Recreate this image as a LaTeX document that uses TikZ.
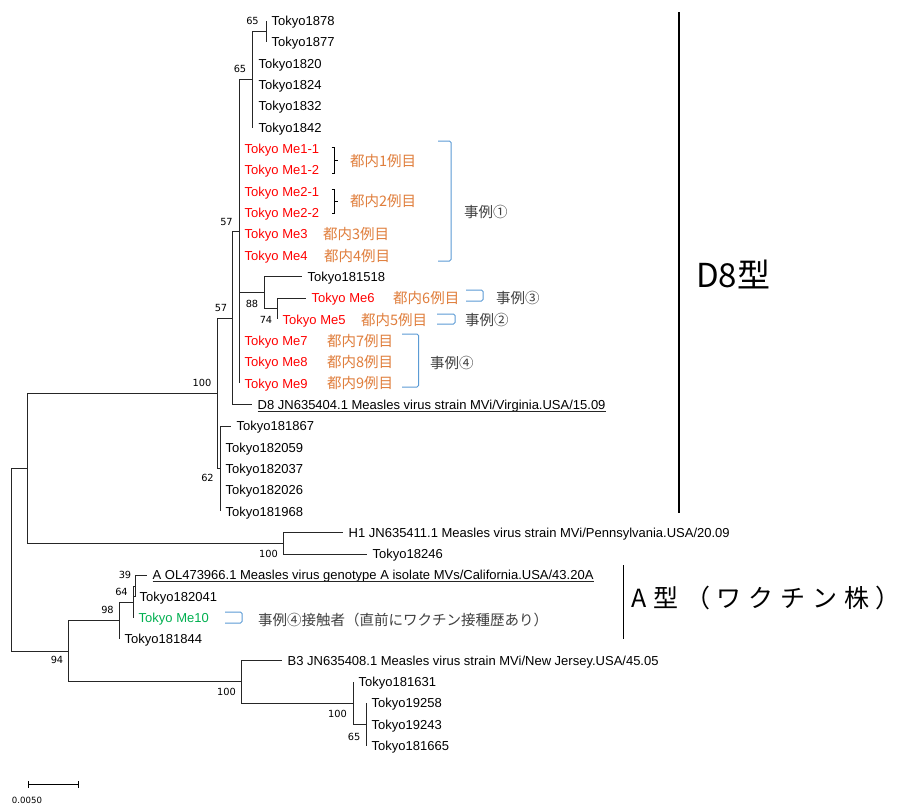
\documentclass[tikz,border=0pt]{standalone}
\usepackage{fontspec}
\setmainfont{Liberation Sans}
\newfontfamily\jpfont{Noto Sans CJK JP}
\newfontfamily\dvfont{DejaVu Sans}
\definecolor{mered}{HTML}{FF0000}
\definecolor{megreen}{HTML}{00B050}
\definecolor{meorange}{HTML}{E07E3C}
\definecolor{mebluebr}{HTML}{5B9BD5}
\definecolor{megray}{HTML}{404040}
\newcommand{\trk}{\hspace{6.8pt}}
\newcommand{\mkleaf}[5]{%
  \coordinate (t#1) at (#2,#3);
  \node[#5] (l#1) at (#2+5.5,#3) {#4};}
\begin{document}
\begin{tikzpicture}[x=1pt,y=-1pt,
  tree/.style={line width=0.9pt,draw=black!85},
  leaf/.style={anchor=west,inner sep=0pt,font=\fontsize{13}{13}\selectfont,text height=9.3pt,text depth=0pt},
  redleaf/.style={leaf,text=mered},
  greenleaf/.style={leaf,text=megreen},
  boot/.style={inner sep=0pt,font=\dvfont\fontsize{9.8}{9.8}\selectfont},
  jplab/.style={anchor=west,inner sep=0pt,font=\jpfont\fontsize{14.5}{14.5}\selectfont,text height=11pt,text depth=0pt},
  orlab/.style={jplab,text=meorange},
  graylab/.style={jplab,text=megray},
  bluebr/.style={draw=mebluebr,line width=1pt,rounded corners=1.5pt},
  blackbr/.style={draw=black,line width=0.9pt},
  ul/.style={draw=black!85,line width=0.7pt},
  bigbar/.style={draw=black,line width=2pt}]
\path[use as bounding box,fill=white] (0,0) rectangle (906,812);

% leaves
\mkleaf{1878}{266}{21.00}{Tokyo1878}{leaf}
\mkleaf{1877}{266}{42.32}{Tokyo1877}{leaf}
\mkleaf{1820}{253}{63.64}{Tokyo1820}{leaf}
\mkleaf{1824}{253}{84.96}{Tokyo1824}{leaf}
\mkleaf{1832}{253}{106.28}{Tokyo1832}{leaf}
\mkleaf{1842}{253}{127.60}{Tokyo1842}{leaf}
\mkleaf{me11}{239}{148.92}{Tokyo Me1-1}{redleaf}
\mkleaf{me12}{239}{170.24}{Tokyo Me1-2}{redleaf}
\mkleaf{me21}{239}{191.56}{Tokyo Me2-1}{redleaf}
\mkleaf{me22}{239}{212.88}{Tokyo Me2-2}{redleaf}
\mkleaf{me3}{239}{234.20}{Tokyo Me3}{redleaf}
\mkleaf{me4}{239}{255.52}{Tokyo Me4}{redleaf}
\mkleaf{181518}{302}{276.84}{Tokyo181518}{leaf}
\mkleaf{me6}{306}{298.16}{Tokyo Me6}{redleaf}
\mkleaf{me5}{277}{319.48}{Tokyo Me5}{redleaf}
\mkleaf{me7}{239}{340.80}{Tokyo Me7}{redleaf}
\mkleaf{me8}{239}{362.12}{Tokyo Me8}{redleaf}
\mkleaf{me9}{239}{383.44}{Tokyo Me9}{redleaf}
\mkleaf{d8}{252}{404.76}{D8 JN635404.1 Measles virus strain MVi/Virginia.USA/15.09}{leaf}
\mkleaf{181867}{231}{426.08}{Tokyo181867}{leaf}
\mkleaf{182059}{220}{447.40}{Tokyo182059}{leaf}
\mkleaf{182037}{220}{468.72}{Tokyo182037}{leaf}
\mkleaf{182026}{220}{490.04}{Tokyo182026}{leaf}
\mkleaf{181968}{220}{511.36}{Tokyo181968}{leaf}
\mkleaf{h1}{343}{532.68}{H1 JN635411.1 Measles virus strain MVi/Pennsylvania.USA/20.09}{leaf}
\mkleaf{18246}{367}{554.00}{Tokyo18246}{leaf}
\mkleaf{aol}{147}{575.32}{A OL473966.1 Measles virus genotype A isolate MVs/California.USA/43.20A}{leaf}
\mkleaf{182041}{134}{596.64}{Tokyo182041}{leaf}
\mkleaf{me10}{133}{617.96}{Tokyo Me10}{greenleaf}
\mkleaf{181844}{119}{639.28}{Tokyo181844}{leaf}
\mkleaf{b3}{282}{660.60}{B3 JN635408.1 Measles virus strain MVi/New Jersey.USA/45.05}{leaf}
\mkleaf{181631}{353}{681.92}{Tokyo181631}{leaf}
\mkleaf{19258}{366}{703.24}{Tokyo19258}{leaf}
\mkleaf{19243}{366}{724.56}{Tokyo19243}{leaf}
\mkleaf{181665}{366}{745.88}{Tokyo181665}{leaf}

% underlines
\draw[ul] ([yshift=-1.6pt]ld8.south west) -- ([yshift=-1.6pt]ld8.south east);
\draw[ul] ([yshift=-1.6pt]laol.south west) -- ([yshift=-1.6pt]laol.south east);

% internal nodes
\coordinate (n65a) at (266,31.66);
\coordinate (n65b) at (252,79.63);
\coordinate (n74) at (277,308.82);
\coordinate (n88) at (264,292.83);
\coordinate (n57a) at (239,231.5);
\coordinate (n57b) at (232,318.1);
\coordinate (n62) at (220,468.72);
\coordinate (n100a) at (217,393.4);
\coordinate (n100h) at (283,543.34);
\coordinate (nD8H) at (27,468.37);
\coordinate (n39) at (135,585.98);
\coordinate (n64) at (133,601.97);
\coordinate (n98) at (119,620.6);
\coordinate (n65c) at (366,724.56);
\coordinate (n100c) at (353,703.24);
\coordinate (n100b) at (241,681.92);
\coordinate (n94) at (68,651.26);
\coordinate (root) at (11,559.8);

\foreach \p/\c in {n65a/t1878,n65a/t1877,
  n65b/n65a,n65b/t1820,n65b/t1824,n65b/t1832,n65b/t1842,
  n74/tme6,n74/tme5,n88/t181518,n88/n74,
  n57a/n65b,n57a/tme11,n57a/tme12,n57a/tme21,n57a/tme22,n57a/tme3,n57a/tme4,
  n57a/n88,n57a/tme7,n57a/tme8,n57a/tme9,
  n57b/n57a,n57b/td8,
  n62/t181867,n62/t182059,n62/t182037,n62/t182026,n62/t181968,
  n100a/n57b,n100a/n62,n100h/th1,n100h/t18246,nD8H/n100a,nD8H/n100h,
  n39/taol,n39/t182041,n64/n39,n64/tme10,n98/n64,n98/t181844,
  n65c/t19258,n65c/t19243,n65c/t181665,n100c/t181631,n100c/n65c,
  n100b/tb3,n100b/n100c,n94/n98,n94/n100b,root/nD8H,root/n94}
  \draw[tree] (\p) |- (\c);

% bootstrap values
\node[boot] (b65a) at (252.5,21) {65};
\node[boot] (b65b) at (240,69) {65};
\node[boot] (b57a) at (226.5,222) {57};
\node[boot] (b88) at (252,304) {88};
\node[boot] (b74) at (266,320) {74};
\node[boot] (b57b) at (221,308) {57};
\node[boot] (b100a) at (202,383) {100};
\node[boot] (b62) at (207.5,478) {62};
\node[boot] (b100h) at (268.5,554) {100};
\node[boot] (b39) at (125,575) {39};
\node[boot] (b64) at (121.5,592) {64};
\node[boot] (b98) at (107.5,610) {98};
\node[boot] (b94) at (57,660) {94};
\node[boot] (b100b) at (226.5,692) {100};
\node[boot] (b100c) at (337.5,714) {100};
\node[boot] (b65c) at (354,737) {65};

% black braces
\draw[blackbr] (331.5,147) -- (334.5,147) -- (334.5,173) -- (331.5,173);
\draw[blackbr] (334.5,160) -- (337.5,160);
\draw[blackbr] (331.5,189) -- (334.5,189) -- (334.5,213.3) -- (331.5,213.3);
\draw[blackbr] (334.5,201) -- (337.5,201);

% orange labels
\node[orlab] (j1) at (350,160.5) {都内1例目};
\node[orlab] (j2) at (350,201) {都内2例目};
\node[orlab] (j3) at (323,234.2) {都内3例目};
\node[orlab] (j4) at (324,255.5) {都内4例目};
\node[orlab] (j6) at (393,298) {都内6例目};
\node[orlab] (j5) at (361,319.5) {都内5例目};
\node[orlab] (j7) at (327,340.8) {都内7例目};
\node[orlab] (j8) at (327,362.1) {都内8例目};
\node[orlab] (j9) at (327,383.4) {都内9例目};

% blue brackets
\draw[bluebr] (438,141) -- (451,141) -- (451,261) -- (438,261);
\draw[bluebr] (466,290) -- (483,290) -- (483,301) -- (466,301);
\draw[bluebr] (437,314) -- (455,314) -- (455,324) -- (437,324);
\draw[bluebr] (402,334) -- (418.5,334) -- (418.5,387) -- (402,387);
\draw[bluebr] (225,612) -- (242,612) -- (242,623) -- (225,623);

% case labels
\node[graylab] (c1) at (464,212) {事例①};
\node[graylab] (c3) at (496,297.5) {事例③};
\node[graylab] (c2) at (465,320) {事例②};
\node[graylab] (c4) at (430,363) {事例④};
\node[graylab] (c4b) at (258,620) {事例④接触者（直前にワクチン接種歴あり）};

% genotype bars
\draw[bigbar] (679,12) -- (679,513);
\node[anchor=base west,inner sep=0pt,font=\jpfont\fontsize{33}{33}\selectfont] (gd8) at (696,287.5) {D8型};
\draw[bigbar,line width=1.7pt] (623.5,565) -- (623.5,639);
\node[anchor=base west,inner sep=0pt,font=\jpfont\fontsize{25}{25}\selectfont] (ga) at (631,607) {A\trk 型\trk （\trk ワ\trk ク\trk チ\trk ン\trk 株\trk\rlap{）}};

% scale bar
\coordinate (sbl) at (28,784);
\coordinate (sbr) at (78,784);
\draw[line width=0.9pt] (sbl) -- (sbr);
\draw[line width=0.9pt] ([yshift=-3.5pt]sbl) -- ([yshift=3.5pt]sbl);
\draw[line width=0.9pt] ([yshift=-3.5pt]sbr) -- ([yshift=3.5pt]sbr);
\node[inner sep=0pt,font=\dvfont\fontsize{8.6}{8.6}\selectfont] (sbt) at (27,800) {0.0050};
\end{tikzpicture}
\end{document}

────────────────────────────────────────

Written exercise:
Every line from the start of the listing above through the line with "(0,0) rectangle (906,812);" should be repeated exactly; skip the pictures and add nothing else.

Output below:
Recreate this image as a LaTeX document that uses TikZ.
\documentclass[tikz,border=0pt]{standalone}
\usepackage{fontspec}
\setmainfont{Liberation Sans}
\newfontfamily\jpfont{Noto Sans CJK JP}
\newfontfamily\dvfont{DejaVu Sans}
\definecolor{mered}{HTML}{FF0000}
\definecolor{megreen}{HTML}{00B050}
\definecolor{meorange}{HTML}{E07E3C}
\definecolor{mebluebr}{HTML}{5B9BD5}
\definecolor{megray}{HTML}{404040}
\newcommand{\trk}{\hspace{6.8pt}}
\newcommand{\mkleaf}[5]{%
  \coordinate (t#1) at (#2,#3);
  \node[#5] (l#1) at (#2+5.5,#3) {#4};}
\begin{document}
\begin{tikzpicture}[x=1pt,y=-1pt,
  tree/.style={line width=0.9pt,draw=black!85},
  leaf/.style={anchor=west,inner sep=0pt,font=\fontsize{13}{13}\selectfont,text height=9.3pt,text depth=0pt},
  redleaf/.style={leaf,text=mered},
  greenleaf/.style={leaf,text=megreen},
  boot/.style={inner sep=0pt,font=\dvfont\fontsize{9.8}{9.8}\selectfont},
  jplab/.style={anchor=west,inner sep=0pt,font=\jpfont\fontsize{14.5}{14.5}\selectfont,text height=11pt,text depth=0pt},
  orlab/.style={jplab,text=meorange},
  graylab/.style={jplab,text=megray},
  bluebr/.style={draw=mebluebr,line width=1pt,rounded corners=1.5pt},
  blackbr/.style={draw=black,line width=0.9pt},
  ul/.style={draw=black!85,line width=0.7pt},
  bigbar/.style={draw=black,line width=2pt}]
\path[use as bounding box,fill=white] (0,0) rectangle (906,812);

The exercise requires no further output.